Quand un candidat à la présidence des États-Unis est populaire et se fait élire par une forte vague, voire un raz-de-marée, il a un effet d'entraînement pour les candidats de son parti aux autres niveaux, au fédéral et dans les États.

Les Américains appellent cela le «coattails effect»: les candidats accrochés aux «basques de la redingote» de leur aspirant présidentiel se font élire avec lui.

Selon le nombre de candidats de son parti qui «passent» ainsi la barre, le jargon politique dit même si le président élu a eu «des basques longues» ou «courtes».

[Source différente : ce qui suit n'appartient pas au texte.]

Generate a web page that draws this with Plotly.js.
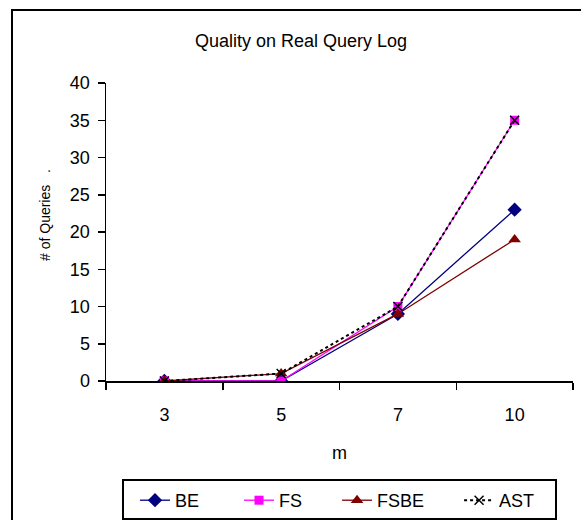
<!DOCTYPE html>
<html>
<head>
<meta charset="utf-8">
<script src="https://cdn.plot.ly/plotly-3.0.1.min.js"></script>
<style>
  html, body { margin: 0; padding: 0; background: #fff; }
  #chart { width: 581px; height: 520px; }
</style>
</head>
<body>
<div id="chart"></div>
<script>
const categories = ["3", "5", "7", "10"];
const seriesNames = ["BE", "FS", "FSBE", "AST"];
const beValues = [0, 0, 9, 23];
const fsValues = [0, 0, 10, 35];
const fsbeValues = [0, 1, 9, 19];
const astValues = [0, 1, 10, 35];
const yTicks = [0, 5, 10, 15, 20, 25, 30, 35, 40];

const FONT = "Liberation Sans, Arial, sans-serif";
const pad = n => "\u00a0".repeat(n);

const PL = 106, PW = 467, PB = 381, PH = 298;
const px = v => (v - PL) / PW;
const py = v => (PB - v) / PH;

const traces = [
  {
    x: categories, y: beValues, name: seriesNames[0] + pad(7), type: "scatter", mode: "lines+markers",
    line: { color: "#000080", width: 1.3 },
    marker: { symbol: "diamond", size: 11, color: "#000080" }
  },
  {
    x: categories, y: fsValues, name: seriesNames[1] + pad(6), type: "scatter", mode: "lines+markers",
    line: { color: "#FF00FF", width: 1.3 },
    marker: { symbol: "square", size: 9, color: "#FF00FF" }
  },
  {
    x: categories, y: fsbeValues, name: seriesNames[2] + pad(6), type: "scatter", mode: "lines+markers",
    line: { color: "#800000", width: 1.3 },
    marker: { symbol: "triangle-up", size: 11, color: "#800000" }
  },
  {
    x: categories, y: astValues, name: seriesNames[3], type: "scatter", mode: "lines+markers",
    line: { color: "#000000", width: 2, dash: "dot" },
    marker: { symbol: "x-thin-open", size: 9, color: "#000000", line: { color: "#000000", width: 1.5 } }
  }
];

const layout = {
  width: 581,
  height: 520,
  margin: { l: 106, r: 8, t: 83, b: 139 },
  paper_bgcolor: "#ffffff",
  plot_bgcolor: "#ffffff",
  font: { family: FONT, size: 18, color: "#000000" },
  title: {
    text: "Quality on Real Query Log",
    font: { family: FONT, size: 18, color: "#000000" },
    x: 0.518, xref: "container", xanchor: "center",
    y: 0.921, yref: "container", yanchor: "middle"
  },
  xaxis: {
    type: "category",
    range: [-0.5, 3.5],
    tickson: "boundaries",
    ticks: "outside",
    ticklen: 7,
    tickwidth: 1.5,
    tickcolor: "#000",
    showline: true,
    linecolor: "#000",
    linewidth: 1.5,
    showgrid: false,
    zeroline: false,
    automargin: false,
    ticklabelstandoff: 17,
    tickfont: { family: FONT, size: 18, color: "#000" },
    title: { text: "m", font: { family: FONT, size: 18, color: "#000" }, standoff: 22 }
  },
  yaxis: {
    range: [0, 40],
    tickvals: yTicks,
    ticktext: yTicks.map(String),
    ticks: "outside",
    ticklen: 7,
    tickwidth: 1.5,
    tickcolor: "#000",
    showline: true,
    linecolor: "#000",
    linewidth: 1.5,
    showgrid: false,
    zeroline: false,
    automargin: false,
    ticklabelstandoff: 4,
    tickfont: { family: FONT, size: 18, color: "#000" },
    title: { text: "" }
  },
  annotations: [
    {
      text: "# of Queries\u00a0\u00a0\u00a0.",
      textangle: -90,
      xref: "paper", yref: "paper",
      x: px(45), y: py(215),
      xanchor: "center", yanchor: "middle",
      showarrow: false,
      font: { family: FONT, size: 14, color: "#000" }
    }
  ],
  shapes: [
    {
      type: "rect", xref: "paper", yref: "paper", layer: "below",
      x0: px(12), x1: px(600), y0: py(600), y1: py(10),
      line: { color: "#000", width: 2 }, fillcolor: "rgba(0,0,0,0)"
    },
    {
      type: "rect", xref: "paper", yref: "paper", layer: "above",
      x0: px(123), x1: px(556), y0: py(519), y1: py(480),
      line: { color: "#000", width: 2 }, fillcolor: "rgba(0,0,0,0)"
    }
  ],
  showlegend: true,
  legend: {
    orientation: "h",
    xref: "container", yref: "container",
    x: 135 / 581, xanchor: "left",
    y: 1 - 482 / 520, yanchor: "top",
    borderwidth: 0,
    bgcolor: "rgba(0,0,0,0)",
    font: { family: FONT, size: 18, color: "#000" },
    traceorder: "normal"
  }
};

Plotly.newPlot("chart", traces, layout, { displayModeBar: false, staticPlot: true });
</script>
</body>
</html>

À cinq jours du scrutin de mardi, des sondages publiés hier donnent toujours au démocrate Barack Obama un net avantage sur le républicain John McCain. Le sondage Washington Post/ABC News le met huit points devant McCain (52% à 44%). Le baromètre quotidien Zogby lui donne sept points, celui de Rasmussen cinq. Le dernier sondage Gallup lui accorde entre cinq et sept points d'avance.

«L'effet Bradley»

Ces chiffres sont stables depuis des semaines. Répartis État par État, car ce sont les 538 voix du collège électoral qui décident, ces chiffres donnent des scénarios qui varient de 300 et plus pour Obama à au moins 265 pour McCain (la majorité requise est de 270).

Sur la base de ces chiffres, il est permis de prévoir l'élection d'Obama mardi, par un raz-de-marée même, peut-être. L'usure des républicains, les échecs de Bush, la soif de changement, le charisme d'Obama sont autant de facteurs qui justifient un tel scénario.

Mais il y a aussi «l'effet Bradley», du nom d'un ancien candidat noir au poste de gouverneur de Californie: il menait dans les sondages, mais il a été battu. Les analystes en ont déduit que, pour ne pas paraître racistes, les gens sondés ont dit l'appuyer, mais que, dans l'intimité du vote, ils l'ont rejeté.

Cet «effet Bradley» est évalué à quelque 6 points dans les sondages, ce qui veut dire que, à cinq jours du scrutin, Obama et McCain sont peut-être plus ou moins à égalité. La victoire d'Obama n'est pas garantie mardi.

Elle l'est d'autant moins que le tandem McCain-Palin brasse bien les pulsions de l'Amérique profonde. Ni la droite religieuse ni la droite laïque n'ont d'autre choix que de bloquer Obama. Pour cimenter les néolibéraux et les néoconservateurs derrière eux, McCain et Palin accusent aussi Obama d'être «socialiste» et de flirter avec des «terroristes».

Si Obama est victorieux mardi, il le devra peut-être à l'envers du coattails effect: c'est-à-dire que l'usure républicaine et la mobilisation démocrate à la base seront si déterminantes que c'est une vague populaire qui le porterait jusqu'à la Maison-Blanche - neutralisant «l'effet Bradley». Ce serait alors un «effet de poussée» au lieu d'un «effet d'entraînement».